Raymund Flandez, Chronicle of Philanthropy Prospecting blog, 2/23/12

Small charities will now get more opportunities to conduct low-cost fundraising efforts by text message. But they'll have to do so under new guidelines designed to prevent fraud. A deal between the Mobile Giving Foundation, which connects charities to mobile carriers, and the BBB Wise Giving Alliance, a nonprofit connected with the Council of Better Business Bureaus, seeks to assure donors that their $5 to $10 text donations will go to trustworthy charities. They also hope that by demonstrating the legitimacy of the charities, the guidelines will make mobile-phone companies more willing to allow charities to use their networks to seek large gifts by text or solicit monthly text donations from supporters.
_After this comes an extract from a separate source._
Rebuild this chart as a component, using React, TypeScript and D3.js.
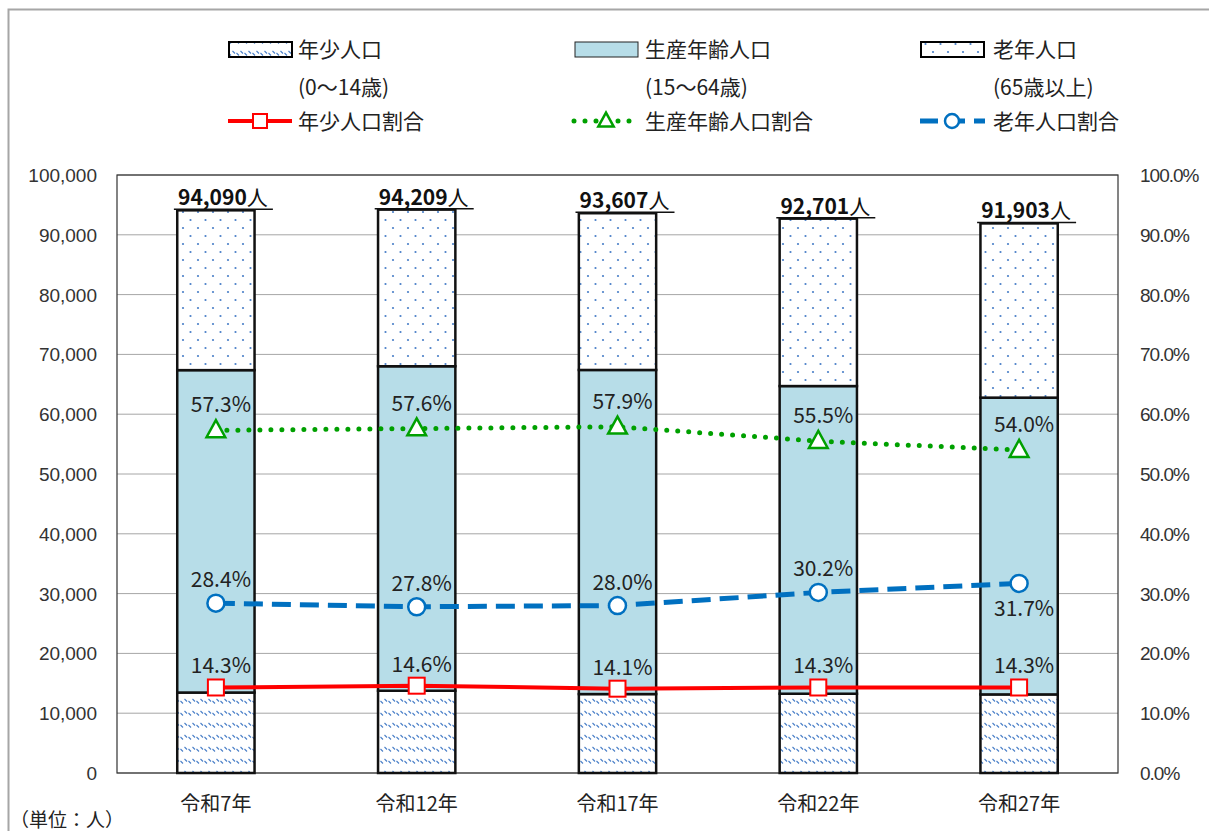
import * as d3 from "d3";

const categories = ["令和7年", "令和12年", "令和17年", "令和22年", "令和27年"];
const youth = [13455, 13754, 13199, 13256, 13142];
const working = [53914, 54264, 54198, 51449, 49628];
const elderly = [26721, 26191, 26210, 27996, 29133];
const totals = [94090, 94209, 93607, 92701, 91903];
const youthRate = [14.3, 14.6, 14.1, 14.3, 14.3];
const workingRate = [57.3, 57.6, 57.9, 55.5, 54.0];
const elderlyRate = [28.4, 27.8, 28.0, 30.2, 31.7];
const leftTicks = d3.range(0, 100001, 10000);
const rightTicks = d3.range(0, 101, 10);

const W = 1209;
const H = 831;
const plot = {left: 117, right: 1118, top: 175, bottom: 773};
const JP = "'Noto Sans CJK JP', 'Noto Sans', sans-serif";

const RED = "#ff0000";
const GREEN = "#00a000";
const BLUE = "#0070c0";
const LIGHT = "#b7dde8";

export default function App() {
    const x = d3.scaleBand<string>().domain(categories).range([plot.left, plot.right]).paddingInner(0.615).paddingOuter(0.3);
    const y = d3.scaleLinear().domain([0, 100000]).range([plot.bottom, plot.top]);
    const yr = d3.scaleLinear().domain([0, 100]).range([plot.bottom, plot.top]);
    const cx = (c: string) => (x(c) ?? 0) + x.bandwidth() / 2;

    const line = d3.line<number>()
        .x((_, i) => cx(categories[i]))
        .y(d => yr(d));

    const fmt = d3.format(",");

    const stacks = categories.map((c, i) => [
        {y0: 0, y1: youth[i], fill: "url(#youthPat)"},
        {y0: youth[i], y1: youth[i] + working[i], fill: LIGHT},
        {y0: youth[i] + working[i], y1: youth[i] + working[i] + elderly[i], fill: "url(#oldPat)"},
    ]);

    const tri = (px: number, py: number, s: number) =>
        `M${px},${py - s * 0.6} L${px + s * 0.55},${py + s * 0.4} L${px - s * 0.55},${py + s * 0.4} Z`;

    return (
        <svg width={W} height={H} style={{position: "absolute", left: 0, top: 0, background: "#fff"}}>
            <defs>
                <pattern id="youthPat" width={8} height={12} patternUnits="userSpaceOnUse">
                    <rect width={8} height={12} fill="#fff"/>
                    <path d="M0.5,3 L3,5.5 M4.5,5 L7,7.5" stroke="#4a7fc8" strokeWidth={1.1}/>
                </pattern>
                <pattern id="oldPat" width={15} height={16} patternUnits="userSpaceOnUse">
                    <rect width={15} height={16} fill="#fff"/>
                    <circle cx={3} cy={4} r={1.1} fill="#4a7fc8"/>
                    <circle cx={10.5} cy={12} r={1.1} fill="#4a7fc8"/>
                </pattern>
            </defs>

            {/* outer frame */}
            <rect x={8.5} y={9.5} width={W + 10} height={H + 10} fill="none" stroke="#a6a6a6" strokeWidth={2}/>

            {/* legend */}
            <g fontFamily={JP} fontSize={21} fill="#222">
                <rect x={229} y={42} width={63} height={15} fill="url(#youthPat)" stroke="#000" strokeWidth={2}/>
                <text x={298} y={57}>年少人口</text>
                <text x={298} y={95}>(0〜14歳)</text>
                <rect x={575} y={42} width={63} height={15} fill={LIGHT} stroke="#222" strokeWidth={1}/>
                <text x={645} y={57}>生産年齢人口</text>
                <text x={645} y={95}>(15〜64歳)</text>
                <rect x={921} y={42} width={63} height={15} fill="url(#oldPat)" stroke="#000" strokeWidth={2}/>
                <text x={993} y={57}>老年人口</text>
                <text x={993} y={95}>(65歳以上)</text>

                <line x1={228} x2={292} y1={121} y2={121} stroke={RED} strokeWidth={4}/>
                <rect x={253} y={114} width={14} height={14} fill="#fff" stroke={RED} strokeWidth={2}/>
                <text x={298} y={129}>年少人口割合</text>

                <line x1={574} x2={638} y1={121} y2={121} stroke={GREEN} strokeWidth={5} strokeDasharray="0 11" strokeLinecap="round"/>
                <path d={tri(606, 121, 14)} fill="#fff" stroke={GREEN} strokeWidth={2.5}/>
                <text x={645} y={129}>生産年齢人口割合</text>

                <line x1={920} x2={985} y1={121} y2={121} stroke={BLUE} strokeWidth={5} strokeDasharray="18 9"/>
                <circle cx={952} cy={121} r={7} fill="#fff" stroke={BLUE} strokeWidth={2.5}/>
                <text x={993} y={129}>老年人口割合</text>
            </g>

            {/* grid */}
            {leftTicks.map(t => (
                <line key={t} x1={plot.left} x2={plot.right} y1={y(t)} y2={y(t)} stroke="#a6a6a6" strokeWidth={1}/>
            ))}
            <rect x={plot.left} y={plot.top} width={plot.right - plot.left} height={plot.bottom - plot.top} fill="none" stroke="#333" strokeWidth={1.2}/>

            {/* axes labels */}
            <g fontFamily="'Liberation Sans', Arial, sans-serif" fontSize={19} fill="#333">
                {leftTicks.map(t => (
                    <text key={t} x={97} y={y(t) + 7} textAnchor="end">{fmt(t)}</text>
                ))}
                {rightTicks.map(t => (
                    <text key={t} x={1140} y={yr(t) + 7} textAnchor="start" letterSpacing={-1}>{t.toFixed(1)}%</text>
                ))}
            </g>
            <g fontFamily={JP} fontSize={20} fill="#222">
                {categories.map(c => (
                    <text key={c} x={cx(c)} y={811} textAnchor="middle">{c}</text>
                ))}
                <text x={10} y={827} fontSize={19}>（単位：人）</text>
            </g>

            {/* bars */}
            {categories.map((c, i) => (
                <g key={c}>
                    {stacks[i].map((s, j) => (
                        <rect key={j} x={x(c)} y={y(s.y1)} width={x.bandwidth()} height={y(s.y0) - y(s.y1)} fill={s.fill}
                              stroke="#111" strokeWidth={2.5}/>
                    ))}
                </g>
            ))}

            {/* totals */}
            <g fontFamily={JP} fontSize={21} fill="#111">
                {categories.map((c, i) => (
                    <g key={c}>
                        <text x={cx(c) + 7} y={y(totals[i]) - 5} textAnchor="middle">
                            <tspan fontWeight="bold">{fmt(totals[i])}</tspan>
                            <tspan>人</tspan>
                        </text>
                        <line x1={cx(c) - 42} x2={cx(c) + 57} y1={y(totals[i]) - 1} y2={y(totals[i]) - 1} stroke="#111" strokeWidth={1.5}/>
                    </g>
                ))}
            </g>

            {/* rate lines */}
            <path d={line(youthRate) ?? ""} fill="none" stroke={RED} strokeWidth={4}/>
            <path d={line(workingRate) ?? ""} fill="none" stroke={GREEN} strokeWidth={5} strokeDasharray="0 11" strokeLinecap="round"/>
            <path d={line(elderlyRate) ?? ""} fill="none" stroke={BLUE} strokeWidth={5} strokeDasharray="19 9"/>

            {categories.map((c, i) => (
                <g key={c}>
                    <rect x={cx(c) - 8} y={yr(youthRate[i]) - 8} width={16} height={16} fill="#fff" stroke={RED} strokeWidth={2}/>
                    <path d={tri(cx(c), yr(workingRate[i]), 17)} fill="#fff" stroke={GREEN} strokeWidth={2.5}/>
                    <circle cx={cx(c)} cy={yr(elderlyRate[i])} r={8.5} fill="#fff" stroke={BLUE} strokeWidth={2.5}/>
                </g>
            ))}

            {/* rate labels */}
            <g fontFamily={JP} fontSize={21} fill="#222" textAnchor="middle">
                {categories.map((c, i) => (
                    <g key={c}>
                        <text x={cx(c) + 5} y={yr(youthRate[i]) - 14}>{youthRate[i].toFixed(1)}%</text>
                        <text x={cx(c) + 5} y={yr(workingRate[i]) - 18}>{workingRate[i].toFixed(1)}%</text>
                        <text x={cx(c) + 5} y={i === categories.length - 1 ? yr(elderlyRate[i]) + 33 : yr(elderlyRate[i]) - 16}>{elderlyRate[i].toFixed(1)}%</text>
                    </g>
                ))}
            </g>
        </svg>
    );
}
Until now, only charities that have raised $500,000 in total donations for one year were eligible to start mobile-giving campaigns. The expansion of mobile giving depends in large part on the goodwill of mobile carriers like AT&T Mobility, Sprint, and Verizon Wireless. Right now, neither the charity nor the donor pays anything to the carrier to process donations handled through the Mobile Giving Foundation, so the organization wanted to find a way to reassure the carriers. Under the new rules, small organizations [will] first have to pass 20 standards of accountability. [The BBB Alliance] hopes to encourage charities to reach out to younger donors, who are increasingly relying on text-messaging for daily communications.